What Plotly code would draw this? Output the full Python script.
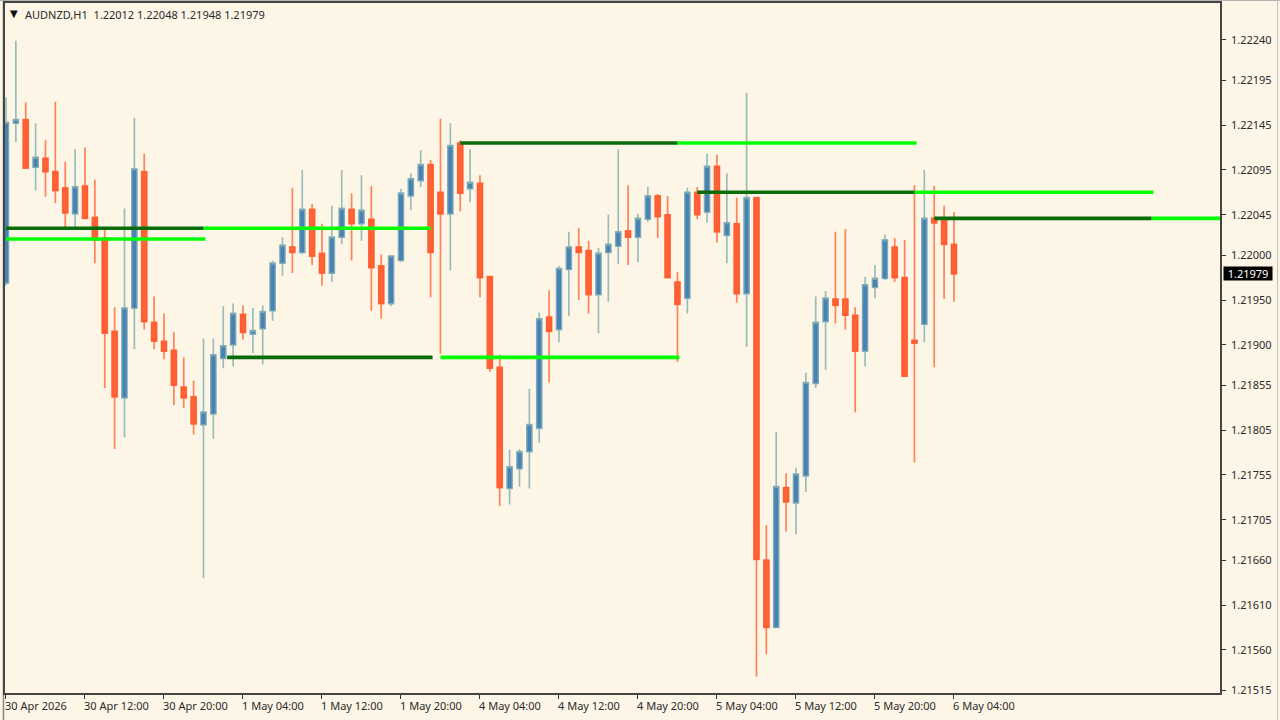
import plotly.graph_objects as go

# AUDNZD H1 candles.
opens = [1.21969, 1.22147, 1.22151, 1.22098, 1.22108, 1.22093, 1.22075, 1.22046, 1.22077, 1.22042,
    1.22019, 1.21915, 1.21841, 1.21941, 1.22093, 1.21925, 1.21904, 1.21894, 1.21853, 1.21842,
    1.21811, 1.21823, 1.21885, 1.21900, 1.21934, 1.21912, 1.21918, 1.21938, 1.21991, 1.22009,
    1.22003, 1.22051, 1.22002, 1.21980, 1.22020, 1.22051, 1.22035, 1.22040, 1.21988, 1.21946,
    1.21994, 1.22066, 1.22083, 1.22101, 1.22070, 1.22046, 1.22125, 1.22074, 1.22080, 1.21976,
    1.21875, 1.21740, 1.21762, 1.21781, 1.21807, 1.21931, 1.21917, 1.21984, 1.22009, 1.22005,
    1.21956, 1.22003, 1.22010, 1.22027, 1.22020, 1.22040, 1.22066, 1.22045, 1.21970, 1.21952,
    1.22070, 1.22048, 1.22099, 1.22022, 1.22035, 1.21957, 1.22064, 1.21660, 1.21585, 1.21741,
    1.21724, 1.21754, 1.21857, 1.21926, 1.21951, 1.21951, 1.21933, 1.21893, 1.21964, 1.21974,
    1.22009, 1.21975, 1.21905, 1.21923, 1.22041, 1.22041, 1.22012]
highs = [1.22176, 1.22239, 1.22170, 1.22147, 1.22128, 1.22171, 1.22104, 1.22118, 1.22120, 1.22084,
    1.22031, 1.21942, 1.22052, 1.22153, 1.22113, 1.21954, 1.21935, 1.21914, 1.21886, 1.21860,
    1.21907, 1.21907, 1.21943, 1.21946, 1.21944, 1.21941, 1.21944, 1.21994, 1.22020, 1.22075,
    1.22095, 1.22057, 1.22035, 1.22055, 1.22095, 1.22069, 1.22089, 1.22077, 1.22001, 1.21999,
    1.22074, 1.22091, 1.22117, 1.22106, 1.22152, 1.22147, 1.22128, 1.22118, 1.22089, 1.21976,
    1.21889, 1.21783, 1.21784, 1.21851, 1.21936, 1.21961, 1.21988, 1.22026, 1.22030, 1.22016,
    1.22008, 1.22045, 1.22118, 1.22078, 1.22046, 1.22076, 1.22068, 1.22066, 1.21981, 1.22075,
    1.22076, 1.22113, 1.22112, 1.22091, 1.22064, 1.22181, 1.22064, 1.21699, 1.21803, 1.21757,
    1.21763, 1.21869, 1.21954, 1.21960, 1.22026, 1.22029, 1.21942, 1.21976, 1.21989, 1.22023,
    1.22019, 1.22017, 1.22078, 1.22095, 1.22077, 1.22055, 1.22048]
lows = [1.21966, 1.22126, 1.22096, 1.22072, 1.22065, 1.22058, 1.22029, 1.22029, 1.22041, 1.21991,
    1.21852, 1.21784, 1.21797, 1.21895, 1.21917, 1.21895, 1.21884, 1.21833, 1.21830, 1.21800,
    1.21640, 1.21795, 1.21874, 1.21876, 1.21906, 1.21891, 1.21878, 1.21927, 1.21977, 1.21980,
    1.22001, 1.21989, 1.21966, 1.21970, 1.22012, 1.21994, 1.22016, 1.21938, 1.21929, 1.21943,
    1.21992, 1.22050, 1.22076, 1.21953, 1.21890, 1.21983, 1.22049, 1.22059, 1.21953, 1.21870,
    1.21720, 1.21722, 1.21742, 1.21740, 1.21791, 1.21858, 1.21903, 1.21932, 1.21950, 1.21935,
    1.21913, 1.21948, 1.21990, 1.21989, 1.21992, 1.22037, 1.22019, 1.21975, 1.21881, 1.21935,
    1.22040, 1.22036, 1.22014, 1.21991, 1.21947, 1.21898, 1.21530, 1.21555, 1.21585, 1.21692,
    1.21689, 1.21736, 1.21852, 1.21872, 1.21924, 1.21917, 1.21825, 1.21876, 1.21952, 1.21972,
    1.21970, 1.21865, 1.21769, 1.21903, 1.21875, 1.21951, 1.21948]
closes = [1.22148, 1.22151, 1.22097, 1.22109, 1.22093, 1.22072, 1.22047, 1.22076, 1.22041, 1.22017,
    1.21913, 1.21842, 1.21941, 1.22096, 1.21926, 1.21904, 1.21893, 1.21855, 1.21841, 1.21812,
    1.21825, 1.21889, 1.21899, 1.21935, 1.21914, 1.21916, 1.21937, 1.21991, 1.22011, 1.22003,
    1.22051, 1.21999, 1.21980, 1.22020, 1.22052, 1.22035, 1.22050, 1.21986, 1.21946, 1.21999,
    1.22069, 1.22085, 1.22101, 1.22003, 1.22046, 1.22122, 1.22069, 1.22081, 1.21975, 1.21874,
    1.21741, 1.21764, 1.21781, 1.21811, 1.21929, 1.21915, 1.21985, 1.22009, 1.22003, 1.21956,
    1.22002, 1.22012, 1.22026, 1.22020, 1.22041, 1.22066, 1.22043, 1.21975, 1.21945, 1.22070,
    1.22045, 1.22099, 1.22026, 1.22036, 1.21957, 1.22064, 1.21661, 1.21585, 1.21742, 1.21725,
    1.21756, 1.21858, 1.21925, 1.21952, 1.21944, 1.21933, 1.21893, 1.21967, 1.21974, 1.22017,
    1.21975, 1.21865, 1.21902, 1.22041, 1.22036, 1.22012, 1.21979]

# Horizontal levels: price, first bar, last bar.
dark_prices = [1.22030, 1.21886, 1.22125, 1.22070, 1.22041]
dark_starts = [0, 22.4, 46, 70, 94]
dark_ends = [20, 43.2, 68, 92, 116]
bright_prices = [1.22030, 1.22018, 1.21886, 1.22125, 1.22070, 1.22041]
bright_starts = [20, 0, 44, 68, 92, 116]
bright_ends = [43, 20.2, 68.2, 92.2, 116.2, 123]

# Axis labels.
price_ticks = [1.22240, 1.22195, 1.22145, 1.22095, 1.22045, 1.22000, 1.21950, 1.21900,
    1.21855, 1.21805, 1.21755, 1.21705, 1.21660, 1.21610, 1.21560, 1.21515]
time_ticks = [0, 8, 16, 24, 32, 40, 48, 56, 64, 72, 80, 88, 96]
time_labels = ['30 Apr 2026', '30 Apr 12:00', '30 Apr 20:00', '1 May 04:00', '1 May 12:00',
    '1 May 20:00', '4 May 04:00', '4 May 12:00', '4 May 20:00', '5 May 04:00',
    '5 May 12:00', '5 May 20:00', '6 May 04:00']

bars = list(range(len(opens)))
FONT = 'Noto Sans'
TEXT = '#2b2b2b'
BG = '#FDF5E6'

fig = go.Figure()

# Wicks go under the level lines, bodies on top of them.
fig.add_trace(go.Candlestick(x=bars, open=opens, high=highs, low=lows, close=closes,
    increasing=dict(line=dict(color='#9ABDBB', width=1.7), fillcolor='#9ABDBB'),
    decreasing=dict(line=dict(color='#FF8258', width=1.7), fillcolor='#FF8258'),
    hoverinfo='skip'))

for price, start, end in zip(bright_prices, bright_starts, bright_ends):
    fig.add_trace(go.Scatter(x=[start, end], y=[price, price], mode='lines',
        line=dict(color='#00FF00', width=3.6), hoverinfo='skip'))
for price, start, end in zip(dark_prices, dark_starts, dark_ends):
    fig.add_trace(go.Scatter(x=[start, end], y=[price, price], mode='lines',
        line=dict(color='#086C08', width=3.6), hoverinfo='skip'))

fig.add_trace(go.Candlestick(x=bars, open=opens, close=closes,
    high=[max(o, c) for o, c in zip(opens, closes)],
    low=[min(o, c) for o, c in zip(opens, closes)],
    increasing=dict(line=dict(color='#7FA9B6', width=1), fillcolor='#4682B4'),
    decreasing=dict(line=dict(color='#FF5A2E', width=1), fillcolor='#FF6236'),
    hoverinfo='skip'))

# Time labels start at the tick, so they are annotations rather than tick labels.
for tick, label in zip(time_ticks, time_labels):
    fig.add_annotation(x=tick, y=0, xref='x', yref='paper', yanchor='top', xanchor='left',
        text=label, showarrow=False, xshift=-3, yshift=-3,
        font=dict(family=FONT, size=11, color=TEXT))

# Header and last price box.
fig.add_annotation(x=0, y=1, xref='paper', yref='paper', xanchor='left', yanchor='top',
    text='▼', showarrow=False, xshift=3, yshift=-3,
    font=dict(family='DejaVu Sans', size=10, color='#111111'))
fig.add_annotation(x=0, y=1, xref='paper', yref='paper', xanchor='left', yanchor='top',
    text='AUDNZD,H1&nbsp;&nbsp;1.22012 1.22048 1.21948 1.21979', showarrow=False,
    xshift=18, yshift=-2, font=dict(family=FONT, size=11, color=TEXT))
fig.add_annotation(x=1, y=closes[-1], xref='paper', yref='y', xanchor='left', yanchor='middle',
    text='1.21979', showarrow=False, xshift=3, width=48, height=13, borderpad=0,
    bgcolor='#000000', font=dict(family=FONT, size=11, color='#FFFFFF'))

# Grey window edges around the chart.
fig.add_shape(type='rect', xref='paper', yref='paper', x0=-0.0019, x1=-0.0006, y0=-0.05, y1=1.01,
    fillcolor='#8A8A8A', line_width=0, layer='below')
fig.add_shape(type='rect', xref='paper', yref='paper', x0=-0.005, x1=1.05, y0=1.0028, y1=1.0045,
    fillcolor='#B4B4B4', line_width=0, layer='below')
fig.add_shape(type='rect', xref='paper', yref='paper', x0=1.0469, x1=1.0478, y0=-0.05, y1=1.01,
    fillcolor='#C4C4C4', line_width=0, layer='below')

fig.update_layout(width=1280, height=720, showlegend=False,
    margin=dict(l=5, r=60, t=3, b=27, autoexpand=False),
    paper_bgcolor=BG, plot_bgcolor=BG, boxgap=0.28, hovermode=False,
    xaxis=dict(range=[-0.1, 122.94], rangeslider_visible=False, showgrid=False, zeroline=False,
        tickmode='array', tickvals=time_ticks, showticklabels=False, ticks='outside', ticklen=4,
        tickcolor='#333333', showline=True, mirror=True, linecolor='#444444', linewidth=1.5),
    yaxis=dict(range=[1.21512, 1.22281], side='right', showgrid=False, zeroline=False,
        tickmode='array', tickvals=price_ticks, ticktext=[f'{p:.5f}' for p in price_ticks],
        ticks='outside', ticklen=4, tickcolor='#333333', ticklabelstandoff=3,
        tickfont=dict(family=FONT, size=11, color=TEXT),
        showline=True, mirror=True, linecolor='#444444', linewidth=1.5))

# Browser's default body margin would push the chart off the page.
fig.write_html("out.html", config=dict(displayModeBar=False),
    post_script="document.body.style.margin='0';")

Exercise objective:
Write out, word for word, the lines from the start of the data through the one holding "import plotly.graph_objects as go". Omit pictures.

Expected answer:
What Plotly code would draw this? Output the full Python script.
import plotly.graph_objects as go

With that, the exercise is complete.